Historian Paul Cohen has entered the eternal debate about the value of multilingualism with a warning not to heed the advice of economist Lawrence Summers about the value of foreign languages. Summers opined in January 2012 that (paradoxically) higher education will retain its value in the future only if it instills ever more cosmopolitanism in students, and yet this may not imply a need for more instruction in foreign languages. Summers conceded that mastery of a second language confers “insights”, but claimed that for some practical international tasks speakers of English will likely be able to rely increasingly on their own language. Cohen, in an article titled “The Rise and Fall of the American Linguistic Empire” in the fall 2012 issue of Dissent, says that Summers is just plain wrong.
Cohen’s reasons include these:
- Languages are not purely interchangeable codes capable of expressing identical meanings.
- Literatures and discourses that are accessible only in languages other than English have worth.
- Americans are even uglier than usual when they insist that non-Americans pay the entire linguistic price for communication with them.
- The U.S. has global interests (ranging from military to humanitarian) and can pursue them more successfully when its people in the field can undersand and be understood by those they deal with.
- English has little to cement its global dominance after its carriers lose their great-power status, partly because the same reformers who attack foreign languages also impede the cultivation of cultural creativity in English itself.
- History has not ended, and signs of a future disintegration of English as the world’s lingua franca, even within the U.S. itself, are already visible.

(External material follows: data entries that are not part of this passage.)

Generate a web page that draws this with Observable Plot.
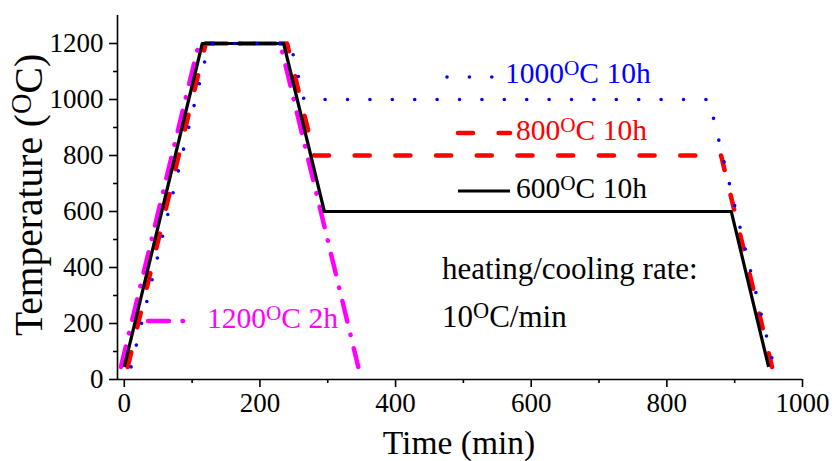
<!DOCTYPE html>
<html>
<head>
<meta charset="utf-8">
<script src="https://cdn.jsdelivr.net/npm/d3@7"></script>
<script src="https://cdn.jsdelivr.net/npm/@observablehq/plot@0.6"></script>
<style>
  html, body { margin: 0; padding: 0; background: #fff; }
  svg { display: block; }
</style>
</head>
<body>
<div id="chart"></div>
<script>
// Heat-treatment schedules: time (min) and furnace temperature (°C) at each corner.
const time1200 = [-5, 110, 230, 345];
const temp1200 = [45, 1200, 1200, 45];

const time1000 = [10, 125, 245, 265, 862, 958];
const temp1000 = [45, 1200, 1200, 1000, 1000, 45];

const time800 = [5, 120, 240, 280, 880, 955];
const temp800 = [45, 1200, 1200, 800, 800, 45];

const time600 = [0, 115, 235, 295, 895, 950];
const temp600 = [45, 1200, 1200, 600, 600, 45];

// Axis ticks
const xTicks = [0, 200, 400, 600, 800, 1000];
const xMinorTicks = [100, 300, 500, 700, 900];
const yTicks = [0, 200, 400, 600, 800, 1000, 1200];
const yMinorTicks = [100, 300, 500, 700, 900, 1100];

// Legend labels: value and unit suffix
const legendNames = ["1000", "800", "600", "1200"];
const legendSuffix = ["C 10h", "C 10h", "C 10h", "C 2h"];

const toRows = (times, temps) => times.map((t, i) => ({time: t, temp: temps[i]}));

const styles = {
  s1200: {stroke: "#ff00ff", strokeWidth: 4.5, strokeDasharray: "21,13.5,0.5,13.5", strokeLinecap: "round"},
  s1000: {stroke: "#0000ff", strokeWidth: 3.6, strokeDasharray: "0,22.4", strokeLinecap: "round"},
  s800: {stroke: "#ff0000", strokeWidth: 4.6, strokeDasharray: "15,25.7", strokeLinecap: "round"},
  s600: {stroke: "#000000", strokeWidth: 3.2, strokeLinecap: "butt"}
};

const serif = "'Liberation Serif', 'Times New Roman', serif";

const chart = Plot.plot({
  width: 834,
  height: 461,
  marginLeft: 117,
  marginRight: 32,
  marginTop: 15,
  marginBottom: 82,
  x: {domain: [-10, 1000]},
  y: {domain: [0, 1300]},
  style: {fontFamily: serif, fontSize: "27px", color: "#000", background: "#fff"},
  marks: [
    Plot.ruleY([0], {strokeWidth: 1.6}),
    Plot.ruleX([-10], {strokeWidth: 1.6}),
    Plot.axisX({ticks: xTicks, tickSize: 8, tickPadding: 5, strokeWidth: 1.6, label: null, tickFormat: d => String(d)}),
    Plot.axisX({ticks: xMinorTicks, tickSize: 4, strokeWidth: 1.6, label: null, tickFormat: () => ""}),
    Plot.axisY({ticks: yTicks, tickSize: 8, tickPadding: 6, strokeWidth: 1.6, label: null, tickFormat: d => String(d)}),
    Plot.axisY({ticks: yMinorTicks, tickSize: 4, strokeWidth: 1.6, label: null, tickFormat: () => ""}),
    Plot.line(toRows(time1200, temp1200), {x: "time", y: "temp", ...styles.s1200}),
    Plot.line(toRows(time800, temp800), {x: "time", y: "temp", ...styles.s800}),
    Plot.line(toRows(time600, temp600), {x: "time", y: "temp", ...styles.s600}),
    Plot.line(toRows(time1000, temp1000), {x: "time", y: "temp", ...styles.s1000})
  ]
});

document.getElementById("chart").append(chart);

const svg = d3.select(chart);

// Text with a raised "O" degree marker: before + superscript O + after
function degreeText(g, before, after, size) {
  const t = g.append("text")
    .attr("text-anchor", "start")
    .attr("font-family", serif)
    .attr("font-size", size);
  t.append("tspan").text(before);
  t.append("tspan").attr("font-size", size * 0.72).attr("dy", -size * 0.28).text("O");
  t.append("tspan").attr("dy", size * 0.28).text(after);
  return t;
}

// Axis titles
degreeText(svg.append("g").attr("transform", "translate(42,195) rotate(-90)"), "Temperature (", "C)", 39.5)
  .attr("text-anchor", "middle");
svg.append("text")
  .attr("x", 459).attr("y", 454)
  .attr("text-anchor", "middle")
  .attr("font-family", serif).attr("font-size", 33.5)
  .text("Time (min)");

// Legend entries placed inside the plot area
const legendLayout = [
  {x0: 447, x1: 492, ly: 77, tx: 505, ty: 83, color: "#0000ff", style: styles.s1000},
  {x0: 458, x1: 510, ly: 133, tx: 516, ty: 140, color: "#ff0000", style: styles.s800},
  {x0: 458, x1: 510, ly: 191, tx: 516, ty: 198, color: "#000000", style: styles.s600},
  {x0: 148, x1: 187, ly: 321, tx: 207, ty: 328, color: "#ff00ff", style: styles.s1200}
];

legendLayout.forEach((d, i) => {
  svg.append("line")
    .attr("x1", d.x0).attr("x2", d.x1).attr("y1", d.ly).attr("y2", d.ly)
    .attr("stroke", d.style.stroke)
    .attr("stroke-width", d.style.strokeWidth)
    .attr("stroke-dasharray", d.style.strokeDasharray || null)
    .attr("stroke-linecap", d.style.strokeLinecap);
  degreeText(svg.append("g").attr("transform", `translate(${d.tx},${d.ty})`), legendNames[i], legendSuffix[i], 29.5)
    .attr("fill", d.color);
});

// Heating/cooling rate note
svg.append("text")
  .attr("x", 442).attr("y", 279)
  .attr("text-anchor", "start")
  .attr("font-family", serif).attr("font-size", 31)
  .text("heating/cooling rate:");
degreeText(svg.append("g").attr("transform", "translate(442,327)"), "10", "C/min", 31);
</script>
</body>
</html>
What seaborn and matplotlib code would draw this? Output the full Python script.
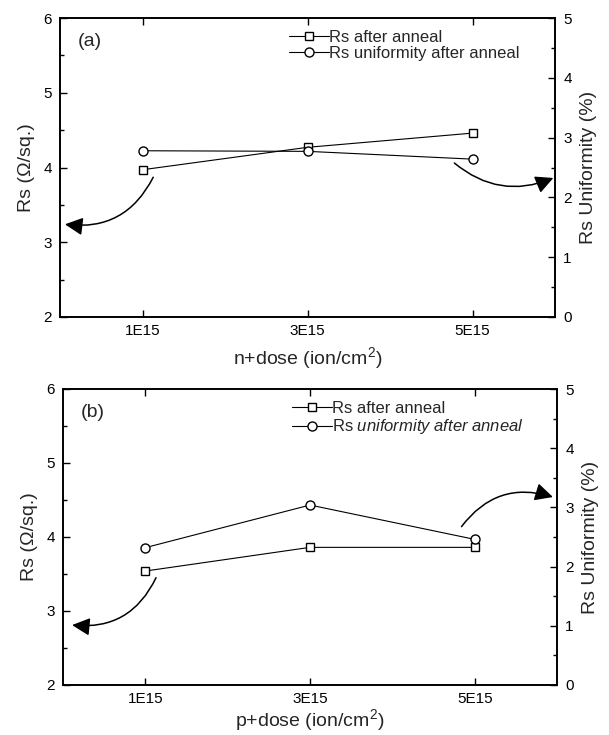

- Given that linguistic developments are only poorly predictable, responsible education systems will serve their clients best by preparing them for more than a single hoped-for future, and thus today’s universities should support students who want to bet on a world in which they will need fluency in Mandarin, Hindi, or other languages.
In making these arguments, Cohen joins others who consider it shortsighted to hope for, and rely on, the rapid emergence of a monolingual world. Nicholas Ostler forecasts a world of increasing linguistic diversity in his 2010 book, The Last Lingua Franca: English Until the Return of Babel. And, of course, there is a chorus of others (such as Jonathan Kozol) who have claimed it is evil (and self-destructive) for a society to use its public education system to turn out mere units of human capital.
While Cohen is cogent, his argument does seem to imply that the whole debate is largely displaced. If indeed the world is linguistically unpredictable and all its children need to be ready for a variety of linguistic futures and, for other reasons, also fluently plurilingual, then universities aren’t the obvious territory for this reasoning to conquer. Instead, it would seem, boots should be on the grounds of nursery schools, kindergartens, and elementary schools, where time and aptitude conspire to make a multilingual revolution feasible and effective.
Cohen also, unnecessarily for his argument, summarizes Summers somewhat exaggeratedly. It seems indefensible to me to say that Summers “made the case that the study of foreign languages is a waste of time”. More accurately, Summers made the case that, if the only purpose of learning a foreign language were to conduct certain transactions in it, the continued adoption of English as a second language and the continued improvement of automated translation would make it rational for some persons to invest time in studying other things instead. Cohen’s true foe is not Summers, but the systemic treatment of liberal education, including the humanities in general and foreign languages in particular, as a frill.